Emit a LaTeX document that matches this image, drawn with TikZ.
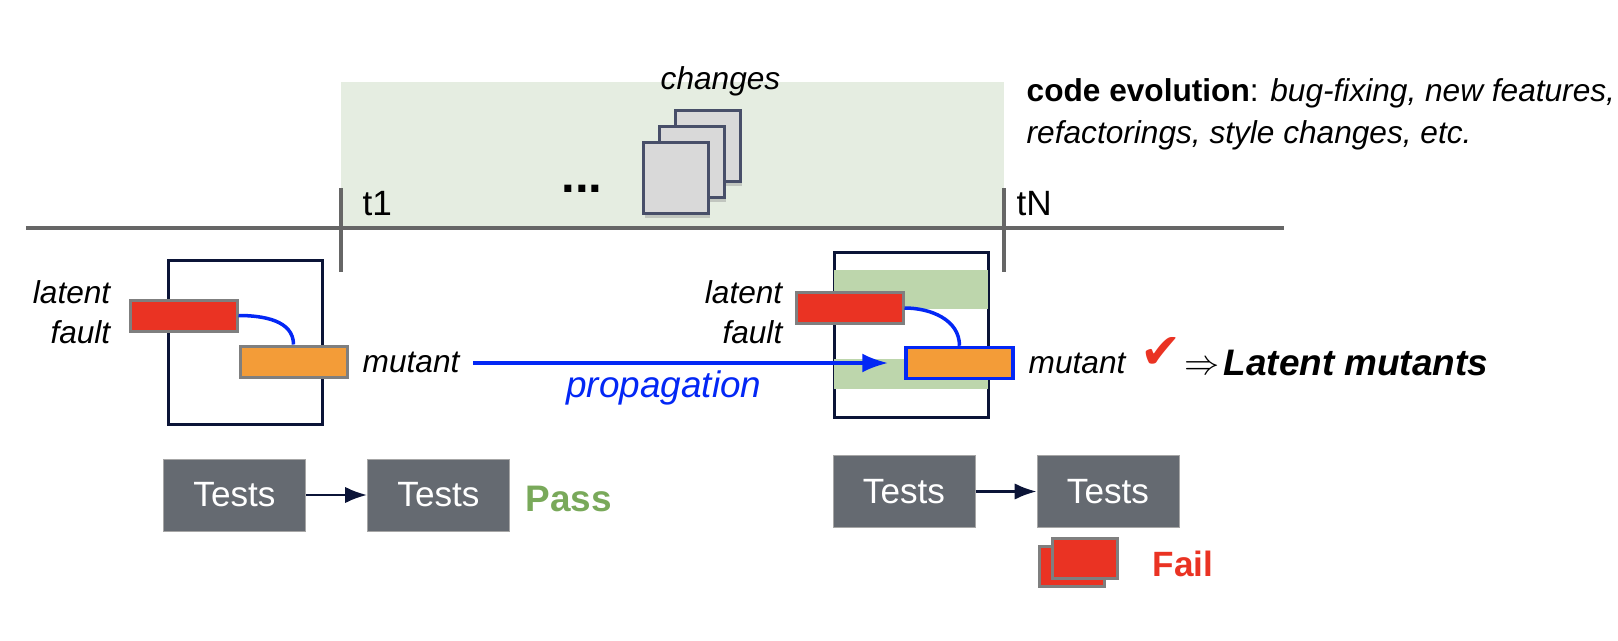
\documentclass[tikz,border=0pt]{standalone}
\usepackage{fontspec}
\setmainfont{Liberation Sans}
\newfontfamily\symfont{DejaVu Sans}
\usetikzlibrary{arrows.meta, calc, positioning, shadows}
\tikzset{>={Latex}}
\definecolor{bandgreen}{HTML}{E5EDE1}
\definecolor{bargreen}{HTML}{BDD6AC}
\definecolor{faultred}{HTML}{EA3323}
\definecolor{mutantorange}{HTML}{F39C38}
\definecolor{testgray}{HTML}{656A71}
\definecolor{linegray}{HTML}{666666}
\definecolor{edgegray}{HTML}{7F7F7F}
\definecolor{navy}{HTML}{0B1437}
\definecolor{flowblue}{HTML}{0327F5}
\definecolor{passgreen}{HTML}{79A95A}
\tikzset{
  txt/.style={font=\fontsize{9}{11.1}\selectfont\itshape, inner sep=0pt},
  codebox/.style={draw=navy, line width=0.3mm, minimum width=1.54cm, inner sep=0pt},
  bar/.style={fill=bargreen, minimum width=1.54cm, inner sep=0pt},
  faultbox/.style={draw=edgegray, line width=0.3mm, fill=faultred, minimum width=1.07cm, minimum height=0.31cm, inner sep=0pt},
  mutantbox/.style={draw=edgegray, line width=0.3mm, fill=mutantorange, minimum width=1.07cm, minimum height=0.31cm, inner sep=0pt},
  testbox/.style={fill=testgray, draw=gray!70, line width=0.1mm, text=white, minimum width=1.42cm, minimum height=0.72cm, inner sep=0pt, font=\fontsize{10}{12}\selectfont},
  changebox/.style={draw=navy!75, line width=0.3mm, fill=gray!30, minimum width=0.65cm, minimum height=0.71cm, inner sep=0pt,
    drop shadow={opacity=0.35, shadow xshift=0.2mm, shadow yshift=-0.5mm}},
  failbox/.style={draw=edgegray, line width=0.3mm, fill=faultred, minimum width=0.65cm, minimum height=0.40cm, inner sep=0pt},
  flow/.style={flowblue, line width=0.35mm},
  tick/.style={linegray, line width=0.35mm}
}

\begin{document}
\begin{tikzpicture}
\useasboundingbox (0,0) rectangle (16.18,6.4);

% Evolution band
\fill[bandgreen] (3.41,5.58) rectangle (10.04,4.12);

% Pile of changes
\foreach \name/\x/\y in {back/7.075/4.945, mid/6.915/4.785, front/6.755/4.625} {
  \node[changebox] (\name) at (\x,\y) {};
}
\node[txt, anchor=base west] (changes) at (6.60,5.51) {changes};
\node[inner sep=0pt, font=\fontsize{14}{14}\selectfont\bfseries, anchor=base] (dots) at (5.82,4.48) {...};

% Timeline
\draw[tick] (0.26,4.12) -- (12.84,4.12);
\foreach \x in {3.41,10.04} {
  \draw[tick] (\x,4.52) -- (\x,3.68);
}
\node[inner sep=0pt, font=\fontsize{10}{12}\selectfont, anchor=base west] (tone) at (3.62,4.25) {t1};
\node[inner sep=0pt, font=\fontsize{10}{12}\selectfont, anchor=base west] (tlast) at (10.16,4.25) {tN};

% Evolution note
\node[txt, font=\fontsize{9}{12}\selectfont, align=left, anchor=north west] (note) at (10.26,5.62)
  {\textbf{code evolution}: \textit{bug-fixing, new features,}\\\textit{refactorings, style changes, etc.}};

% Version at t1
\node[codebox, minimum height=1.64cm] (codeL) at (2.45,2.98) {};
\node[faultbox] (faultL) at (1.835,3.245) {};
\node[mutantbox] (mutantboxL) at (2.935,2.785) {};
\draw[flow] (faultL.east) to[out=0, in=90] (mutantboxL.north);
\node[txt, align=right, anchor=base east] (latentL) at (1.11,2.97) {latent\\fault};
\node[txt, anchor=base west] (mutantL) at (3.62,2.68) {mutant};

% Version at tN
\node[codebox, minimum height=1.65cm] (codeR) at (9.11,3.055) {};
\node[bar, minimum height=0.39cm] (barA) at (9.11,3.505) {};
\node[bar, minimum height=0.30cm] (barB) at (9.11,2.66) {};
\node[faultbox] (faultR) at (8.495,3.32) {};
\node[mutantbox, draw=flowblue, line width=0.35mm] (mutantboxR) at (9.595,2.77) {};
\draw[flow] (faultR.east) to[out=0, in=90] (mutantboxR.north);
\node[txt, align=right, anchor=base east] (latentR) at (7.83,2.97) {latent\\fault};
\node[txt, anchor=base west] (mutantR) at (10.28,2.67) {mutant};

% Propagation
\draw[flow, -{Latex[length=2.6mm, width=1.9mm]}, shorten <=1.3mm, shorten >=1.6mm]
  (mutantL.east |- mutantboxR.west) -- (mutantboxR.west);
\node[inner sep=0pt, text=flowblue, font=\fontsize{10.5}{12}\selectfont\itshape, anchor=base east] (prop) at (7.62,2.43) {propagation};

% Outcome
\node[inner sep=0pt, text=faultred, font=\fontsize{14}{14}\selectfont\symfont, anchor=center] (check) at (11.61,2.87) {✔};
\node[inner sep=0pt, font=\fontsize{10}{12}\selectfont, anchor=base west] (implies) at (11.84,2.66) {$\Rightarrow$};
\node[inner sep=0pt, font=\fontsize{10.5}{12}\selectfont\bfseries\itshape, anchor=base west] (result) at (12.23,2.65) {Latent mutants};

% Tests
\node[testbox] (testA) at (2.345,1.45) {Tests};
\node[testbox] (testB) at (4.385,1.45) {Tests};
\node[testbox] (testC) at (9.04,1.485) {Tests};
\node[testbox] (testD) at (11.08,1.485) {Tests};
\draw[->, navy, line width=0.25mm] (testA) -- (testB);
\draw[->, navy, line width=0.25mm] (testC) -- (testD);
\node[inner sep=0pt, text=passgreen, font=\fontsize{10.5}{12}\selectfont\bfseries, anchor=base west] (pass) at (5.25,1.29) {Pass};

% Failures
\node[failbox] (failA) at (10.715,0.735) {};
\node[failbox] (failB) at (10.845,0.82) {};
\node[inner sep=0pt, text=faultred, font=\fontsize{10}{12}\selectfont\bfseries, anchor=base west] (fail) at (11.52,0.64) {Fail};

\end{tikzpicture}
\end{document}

= = = = =

* [Description of the task]
Leaving out the pictures, repeat the data above exactly.

* [Output below]
Emit a LaTeX document that matches this image, drawn with TikZ.
\documentclass[tikz,border=0pt]{standalone}
\usepackage{fontspec}
\setmainfont{Liberation Sans}
\newfontfamily\symfont{DejaVu Sans}
\usetikzlibrary{arrows.meta, calc, positioning, shadows}
\tikzset{>={Latex}}
\definecolor{bandgreen}{HTML}{E5EDE1}
\definecolor{bargreen}{HTML}{BDD6AC}
\definecolor{faultred}{HTML}{EA3323}
\definecolor{mutantorange}{HTML}{F39C38}
\definecolor{testgray}{HTML}{656A71}
\definecolor{linegray}{HTML}{666666}
\definecolor{edgegray}{HTML}{7F7F7F}
\definecolor{navy}{HTML}{0B1437}
\definecolor{flowblue}{HTML}{0327F5}
\definecolor{passgreen}{HTML}{79A95A}
\tikzset{
  txt/.style={font=\fontsize{9}{11.1}\selectfont\itshape, inner sep=0pt},
  codebox/.style={draw=navy, line width=0.3mm, minimum width=1.54cm, inner sep=0pt},
  bar/.style={fill=bargreen, minimum width=1.54cm, inner sep=0pt},
  faultbox/.style={draw=edgegray, line width=0.3mm, fill=faultred, minimum width=1.07cm, minimum height=0.31cm, inner sep=0pt},
  mutantbox/.style={draw=edgegray, line width=0.3mm, fill=mutantorange, minimum width=1.07cm, minimum height=0.31cm, inner sep=0pt},
  testbox/.style={fill=testgray, draw=gray!70, line width=0.1mm, text=white, minimum width=1.42cm, minimum height=0.72cm, inner sep=0pt, font=\fontsize{10}{12}\selectfont},
  changebox/.style={draw=navy!75, line width=0.3mm, fill=gray!30, minimum width=0.65cm, minimum height=0.71cm, inner sep=0pt,
    drop shadow={opacity=0.35, shadow xshift=0.2mm, shadow yshift=-0.5mm}},
  failbox/.style={draw=edgegray, line width=0.3mm, fill=faultred, minimum width=0.65cm, minimum height=0.40cm, inner sep=0pt},
  flow/.style={flowblue, line width=0.35mm},
  tick/.style={linegray, line width=0.35mm}
}

\begin{document}
\begin{tikzpicture}
\useasboundingbox (0,0) rectangle (16.18,6.4);

% Evolution band
\fill[bandgreen] (3.41,5.58) rectangle (10.04,4.12);

% Pile of changes
\foreach \name/\x/\y in {back/7.075/4.945, mid/6.915/4.785, front/6.755/4.625} {
  \node[changebox] (\name) at (\x,\y) {};
}
\node[txt, anchor=base west] (changes) at (6.60,5.51) {changes};
\node[inner sep=0pt, font=\fontsize{14}{14}\selectfont\bfseries, anchor=base] (dots) at (5.82,4.48) {...};

% Timeline
\draw[tick] (0.26,4.12) -- (12.84,4.12);
\foreach \x in {3.41,10.04} {
  \draw[tick] (\x,4.52) -- (\x,3.68);
}
\node[inner sep=0pt, font=\fontsize{10}{12}\selectfont, anchor=base west] (tone) at (3.62,4.25) {t1};
\node[inner sep=0pt, font=\fontsize{10}{12}\selectfont, anchor=base west] (tlast) at (10.16,4.25) {tN};

% Evolution note
\node[txt, font=\fontsize{9}{12}\selectfont, align=left, anchor=north west] (note) at (10.26,5.62)
  {\textbf{code evolution}: \textit{bug-fixing, new features,}\\\textit{refactorings, style changes, etc.}};

% Version at t1
\node[codebox, minimum height=1.64cm] (codeL) at (2.45,2.98) {};
\node[faultbox] (faultL) at (1.835,3.245) {};
\node[mutantbox] (mutantboxL) at (2.935,2.785) {};
\draw[flow] (faultL.east) to[out=0, in=90] (mutantboxL.north);
\node[txt, align=right, anchor=base east] (latentL) at (1.11,2.97) {latent\\fault};
\node[txt, anchor=base west] (mutantL) at (3.62,2.68) {mutant};

% Version at tN
\node[codebox, minimum height=1.65cm] (codeR) at (9.11,3.055) {};
\node[bar, minimum height=0.39cm] (barA) at (9.11,3.505) {};
\node[bar, minimum height=0.30cm] (barB) at (9.11,2.66) {};
\node[faultbox] (faultR) at (8.495,3.32) {};
\node[mutantbox, draw=flowblue, line width=0.35mm] (mutantboxR) at (9.595,2.77) {};
\draw[flow] (faultR.east) to[out=0, in=90] (mutantboxR.north);
\node[txt, align=right, anchor=base east] (latentR) at (7.83,2.97) {latent\\fault};
\node[txt, anchor=base west] (mutantR) at (10.28,2.67) {mutant};

% Propagation
\draw[flow, -{Latex[length=2.6mm, width=1.9mm]}, shorten <=1.3mm, shorten >=1.6mm]
  (mutantL.east |- mutantboxR.west) -- (mutantboxR.west);
\node[inner sep=0pt, text=flowblue, font=\fontsize{10.5}{12}\selectfont\itshape, anchor=base east] (prop) at (7.62,2.43) {propagation};

% Outcome
\node[inner sep=0pt, text=faultred, font=\fontsize{14}{14}\selectfont\symfont, anchor=center] (check) at (11.61,2.87) {✔};
\node[inner sep=0pt, font=\fontsize{10}{12}\selectfont, anchor=base west] (implies) at (11.84,2.66) {$\Rightarrow$};
\node[inner sep=0pt, font=\fontsize{10.5}{12}\selectfont\bfseries\itshape, anchor=base west] (result) at (12.23,2.65) {Latent mutants};

% Tests
\node[testbox] (testA) at (2.345,1.45) {Tests};
\node[testbox] (testB) at (4.385,1.45) {Tests};
\node[testbox] (testC) at (9.04,1.485) {Tests};
\node[testbox] (testD) at (11.08,1.485) {Tests};
\draw[->, navy, line width=0.25mm] (testA) -- (testB);
\draw[->, navy, line width=0.25mm] (testC) -- (testD);
\node[inner sep=0pt, text=passgreen, font=\fontsize{10.5}{12}\selectfont\bfseries, anchor=base west] (pass) at (5.25,1.29) {Pass};

% Failures
\node[failbox] (failA) at (10.715,0.735) {};
\node[failbox] (failB) at (10.845,0.82) {};
\node[inner sep=0pt, text=faultred, font=\fontsize{10}{12}\selectfont\bfseries, anchor=base west] (fail) at (11.52,0.64) {Fail};

\end{tikzpicture}
\end{document}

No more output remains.